MEDYA KÖŞESİ

Türk medyasının tek tüketicisi: Başbakan Erdoğan!

İktidar ile medya ilişkilerini masaya yatıran Ergun Babahan "Medya patronlarının tek okur ve izleyicisi var: Erdoğan" dedi...

Türk medyasının tek tüketicisi: Başbakan Erdoğan!
GAZETECİLER.COM
Galatasaray Üniversitesi İletişim Fakültesi öğretim görevlisi Ceren Sözeri'nin Türkiye'de medya patronlarının iktidarla ilişkileri konusunda yaptığı çalışmayı yorumlayan T24 yazarı Ergun Babahan çarpıcı bir medya eleştirisine imza attı.

Türk medyasının okur-izleyici için değil Başbakan Erdoğan'ı tatmin etmek için yayın yaptığını yazan Ergun Babahan, iktidar-medya ilişkilerini konu alan yazısında "Medya patronlarının tek okur ve izleyicisi var: Erdoğan" dedi.

İşte Babahan'ın yazısındaki ilgili bölüm:

Bu çalışmanın gösterdiği bir tek gerçek vardır; medya patronları gazetelerini sizin için bastırmıyor, televizyonlarını sizin için yayınlatmıyor.

Onlar için tek anlamlı tüketici Başbakan Recep Tayyip Erdoğan.

Hidroelektrik santralden otoyol projesine, kentsel dönüşümden enerji dağıtımına kadar tüm alanlarda elinde bir gazete ve televizyon bulunduran işadamları hakim.

Tablo döndü dolaştı, kavga ettiğimiz düzene dönütsü. Mesut Yılmaz ve Tansu Çiller çekişmesiyle geçen yıllarda da benzer bir tablo vardı. Hatta Yılmaz hükümeti, bugün milyarlarca dolarla ifade edilen elektrik dağıtımlarını, büyüklüklerine göre medya patronlarına dağıtmıştı.

O zamanın büyükleri bugün yok, devirle birlikte medya patronları da değişti. Geçmişin dağıtımından aslan payı alan Doğan Grubu ancak hükümete yakın ortaklarla hareket ederse, bazı ihaleleri alabiliyor.
Erdoğan’ın ağzının içine bakan, programcısından muhabirine kadar bütün atamaları onun isteği doğrultusunda yapan medya patronları bugünün kralı.

Erdoğan konuşmaya başlayınca program ne olursa olsun yayını kesip ona bağlanmalarının sebebi, Başbakan veya onun fikirlerine olan saygılarından değil, gelecek ihaleyi düşünmelerinden kaynaklanıyor.

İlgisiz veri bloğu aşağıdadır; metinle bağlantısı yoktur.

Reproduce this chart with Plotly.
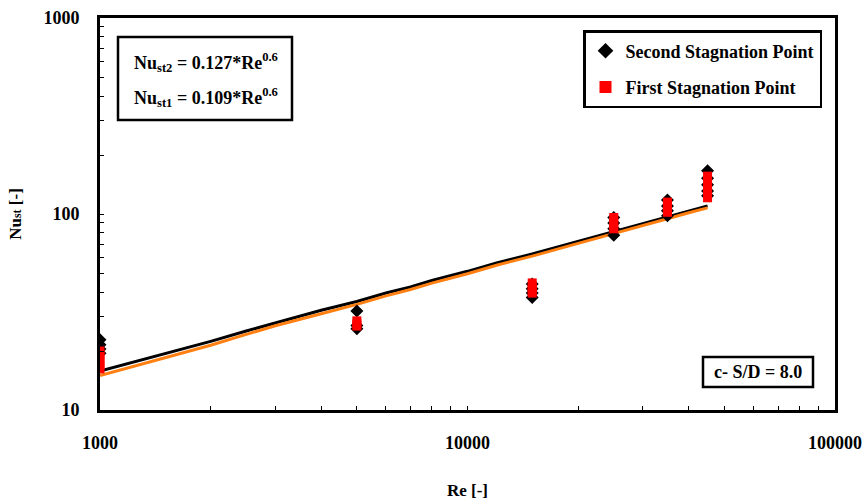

Kendisine demokrasi diyen hiçbir ülkede olmayacak sıkılıkta gazetelere manşet oluyor Erdoğan, hiçbir Batı ülkesinde görülmeyecek kadar canlı yayına bağlanıyor.

Erdoğan sayesinde kanallarımız, Jim Carrey'nin ünlü Truman Show filmine dönüşmüş durumda. Soru sormayan, sadece Başbakan’ın söylediklerini yayınlayan bir medyamız var. Herhalde benzer tablo Rusya, Çin ve Kuzey Kore'de vardır sadece.

Sadece söylediklerinin aynen yayınlanması kesmiyor Başbakan'ı. Söylediklerini ''yanlış yorumlayan'' bazı kendini bilmezlere hadlerinin bildirilmesini de bekliyor bu medyadan.

Bugünlerde dershane tartışması var ya, iktidara yakin kalemlerin çoğunluğu bir anda eğitim uzmanı kesildi ve bu kurumların kapatılmasının yanlışlığını vurgulayanlara saldırıyorlar.

Cemaate yakın kalemlere Haçlı Ordusu'nun mensubu muamelesi yapılıyor. Bu tablo Türkiye'yi sadece anti-demokratik yapmakla kalmıyor, aşırı derecede sıkıcı hale getiriyor.

Sorun, ekonominin yüzde 50'sinin devletin elinde olduğu bir ülkede, devletle iş yapan girişimcinin medyaya sahip olmasından kaynaklanıyor. Bu tip işlere el atanlar, medyaya girmeleri için teşvik ediliyor.
Son örnek, Karamehmet'in el konulan Akşam gazetesi ve SkyTürk360 kanali. Herhalde Nihat Özdemir, Mehmet Cengiz ve Mehmet Nazif Günal'a 3'üncü havalimanı ihalesini kazanmalarının ardından bir vahiy inmedi. İhaleden sonra, medyaya girmeleri talimatı verildiği için bu kurumlara talip oldular. Ancak, batağın büyüklüğünü görünce geri çekilmek zorunda kaldılar.